BEGIN DATASET RECORDS

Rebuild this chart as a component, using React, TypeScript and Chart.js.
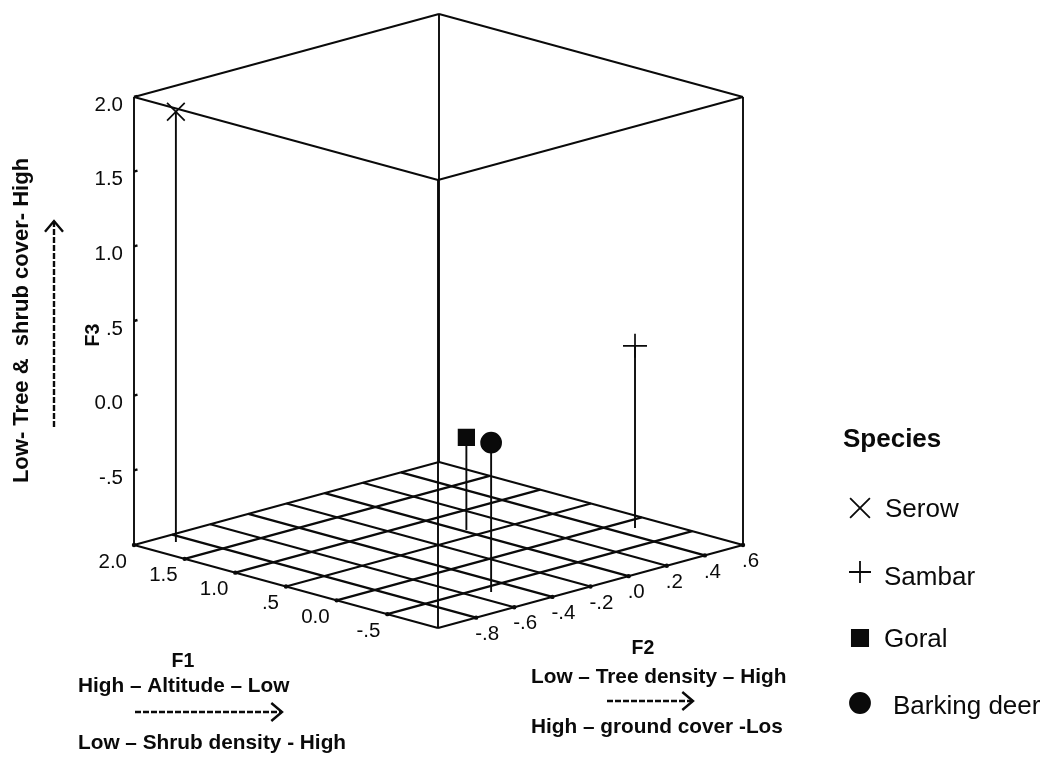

END DATASET RECORDS
BEGIN DATASET RECORDS

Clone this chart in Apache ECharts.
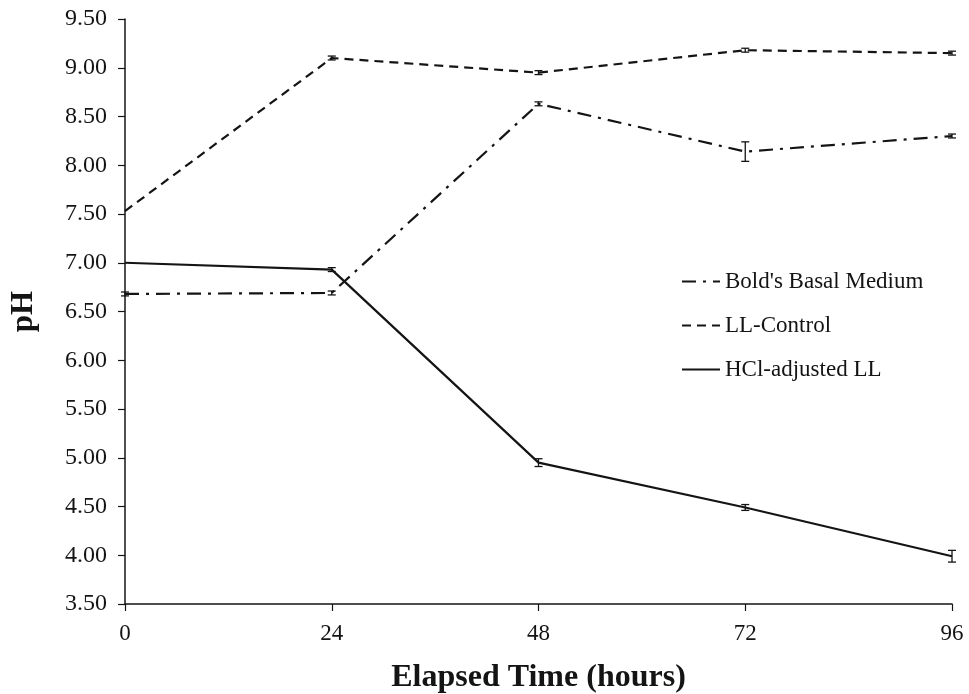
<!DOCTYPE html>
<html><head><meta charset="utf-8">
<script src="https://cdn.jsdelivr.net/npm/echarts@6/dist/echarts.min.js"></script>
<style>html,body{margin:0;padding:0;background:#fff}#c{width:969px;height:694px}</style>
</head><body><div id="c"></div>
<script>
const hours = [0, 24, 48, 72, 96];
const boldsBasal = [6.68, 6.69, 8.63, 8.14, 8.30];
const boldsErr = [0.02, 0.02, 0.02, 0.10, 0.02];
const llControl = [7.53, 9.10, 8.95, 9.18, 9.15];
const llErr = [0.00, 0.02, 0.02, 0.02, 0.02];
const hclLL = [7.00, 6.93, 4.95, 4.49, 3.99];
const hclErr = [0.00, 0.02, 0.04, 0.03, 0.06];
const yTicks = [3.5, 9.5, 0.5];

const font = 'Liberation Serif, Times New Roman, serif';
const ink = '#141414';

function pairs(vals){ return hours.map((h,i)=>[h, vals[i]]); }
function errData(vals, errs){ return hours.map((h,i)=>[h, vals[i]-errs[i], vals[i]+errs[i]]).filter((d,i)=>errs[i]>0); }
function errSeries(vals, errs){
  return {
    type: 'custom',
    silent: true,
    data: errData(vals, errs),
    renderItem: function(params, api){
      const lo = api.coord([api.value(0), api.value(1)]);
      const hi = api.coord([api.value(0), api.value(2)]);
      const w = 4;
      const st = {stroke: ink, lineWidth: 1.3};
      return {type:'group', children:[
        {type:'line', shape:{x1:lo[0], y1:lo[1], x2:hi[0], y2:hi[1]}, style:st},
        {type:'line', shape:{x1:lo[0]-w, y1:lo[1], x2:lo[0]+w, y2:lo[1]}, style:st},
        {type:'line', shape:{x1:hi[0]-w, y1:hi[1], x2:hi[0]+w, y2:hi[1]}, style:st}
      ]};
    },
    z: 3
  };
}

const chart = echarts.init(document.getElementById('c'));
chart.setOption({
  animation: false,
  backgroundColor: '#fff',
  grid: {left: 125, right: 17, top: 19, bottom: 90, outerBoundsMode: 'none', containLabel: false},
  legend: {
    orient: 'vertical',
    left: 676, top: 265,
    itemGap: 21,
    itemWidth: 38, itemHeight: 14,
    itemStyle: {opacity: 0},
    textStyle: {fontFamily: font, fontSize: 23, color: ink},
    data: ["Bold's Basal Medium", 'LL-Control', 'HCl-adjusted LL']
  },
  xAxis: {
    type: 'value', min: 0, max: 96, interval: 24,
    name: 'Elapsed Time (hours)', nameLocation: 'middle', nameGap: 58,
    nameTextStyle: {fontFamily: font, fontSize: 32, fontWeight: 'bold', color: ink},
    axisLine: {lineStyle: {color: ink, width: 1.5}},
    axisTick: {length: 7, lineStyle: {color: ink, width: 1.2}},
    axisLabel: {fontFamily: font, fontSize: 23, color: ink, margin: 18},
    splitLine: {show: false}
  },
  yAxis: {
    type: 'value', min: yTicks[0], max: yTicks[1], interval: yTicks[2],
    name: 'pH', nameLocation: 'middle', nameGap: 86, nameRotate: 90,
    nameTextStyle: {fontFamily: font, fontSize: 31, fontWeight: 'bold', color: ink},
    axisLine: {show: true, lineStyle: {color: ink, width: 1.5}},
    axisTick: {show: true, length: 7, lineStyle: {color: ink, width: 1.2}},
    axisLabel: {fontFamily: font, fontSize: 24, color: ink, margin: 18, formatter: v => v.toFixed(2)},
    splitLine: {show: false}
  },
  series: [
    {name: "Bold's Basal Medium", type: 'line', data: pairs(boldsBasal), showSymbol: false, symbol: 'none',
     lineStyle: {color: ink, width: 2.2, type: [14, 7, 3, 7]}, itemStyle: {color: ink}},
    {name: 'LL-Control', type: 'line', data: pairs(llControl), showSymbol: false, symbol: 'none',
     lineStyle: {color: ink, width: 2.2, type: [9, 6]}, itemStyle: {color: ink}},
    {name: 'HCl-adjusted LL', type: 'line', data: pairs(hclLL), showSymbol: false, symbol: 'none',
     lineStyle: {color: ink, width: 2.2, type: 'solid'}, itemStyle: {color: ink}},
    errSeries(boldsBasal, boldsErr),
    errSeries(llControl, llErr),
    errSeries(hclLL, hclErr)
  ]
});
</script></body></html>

END DATASET RECORDS
BEGIN DATASET RECORDS

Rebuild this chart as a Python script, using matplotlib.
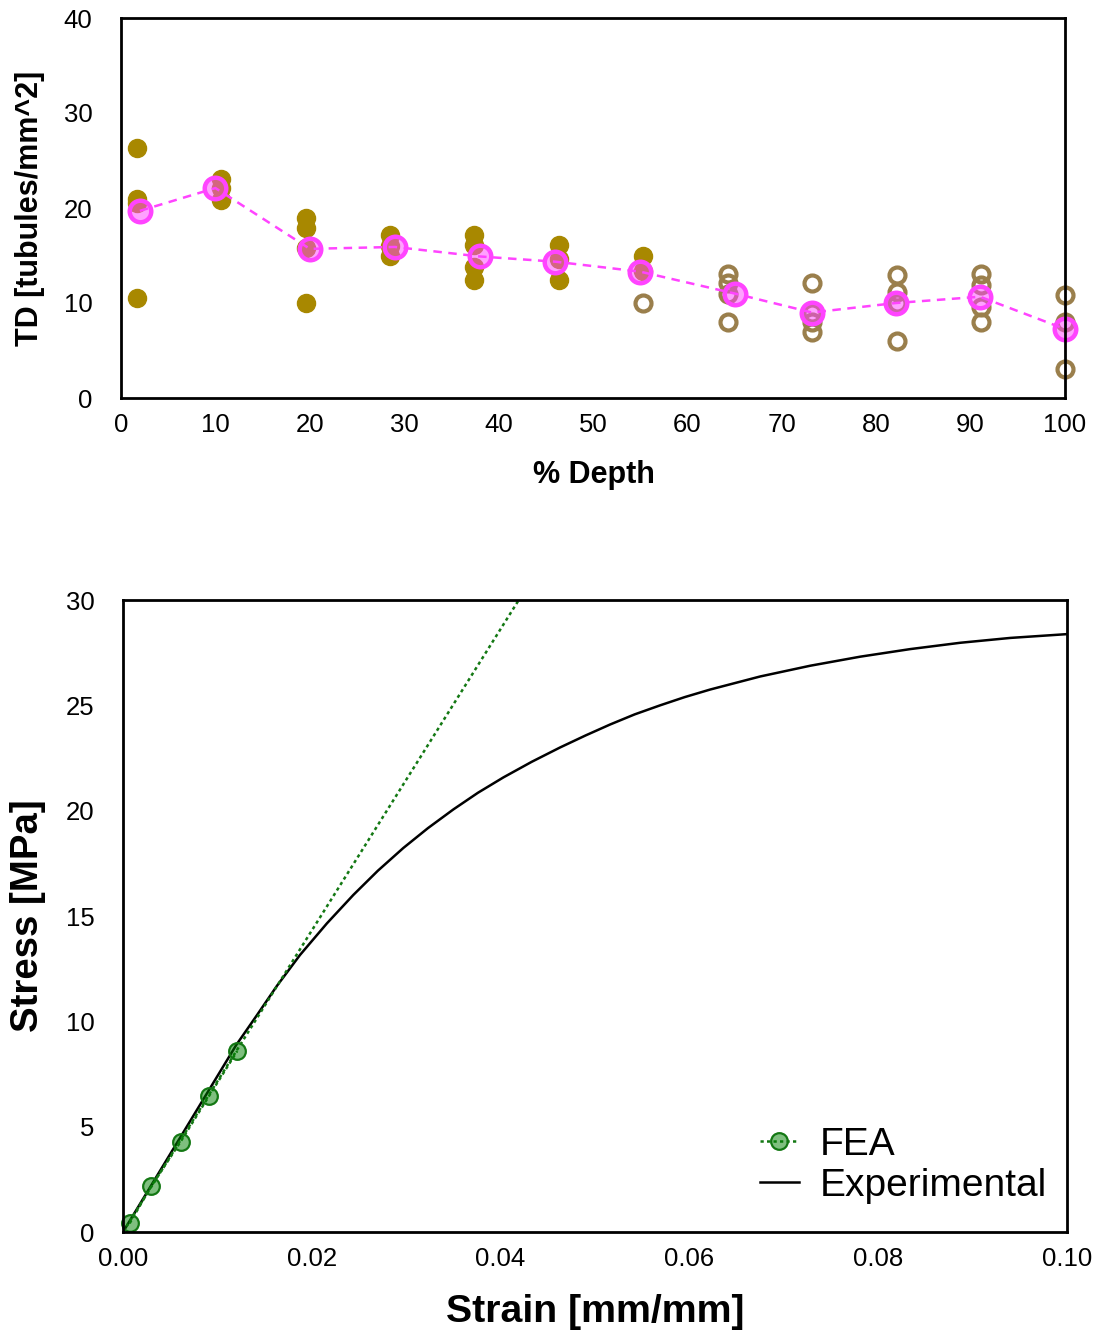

END DATASET RECORDS

From the records above, how many lines include the word "this"? Only the number is wanted.

3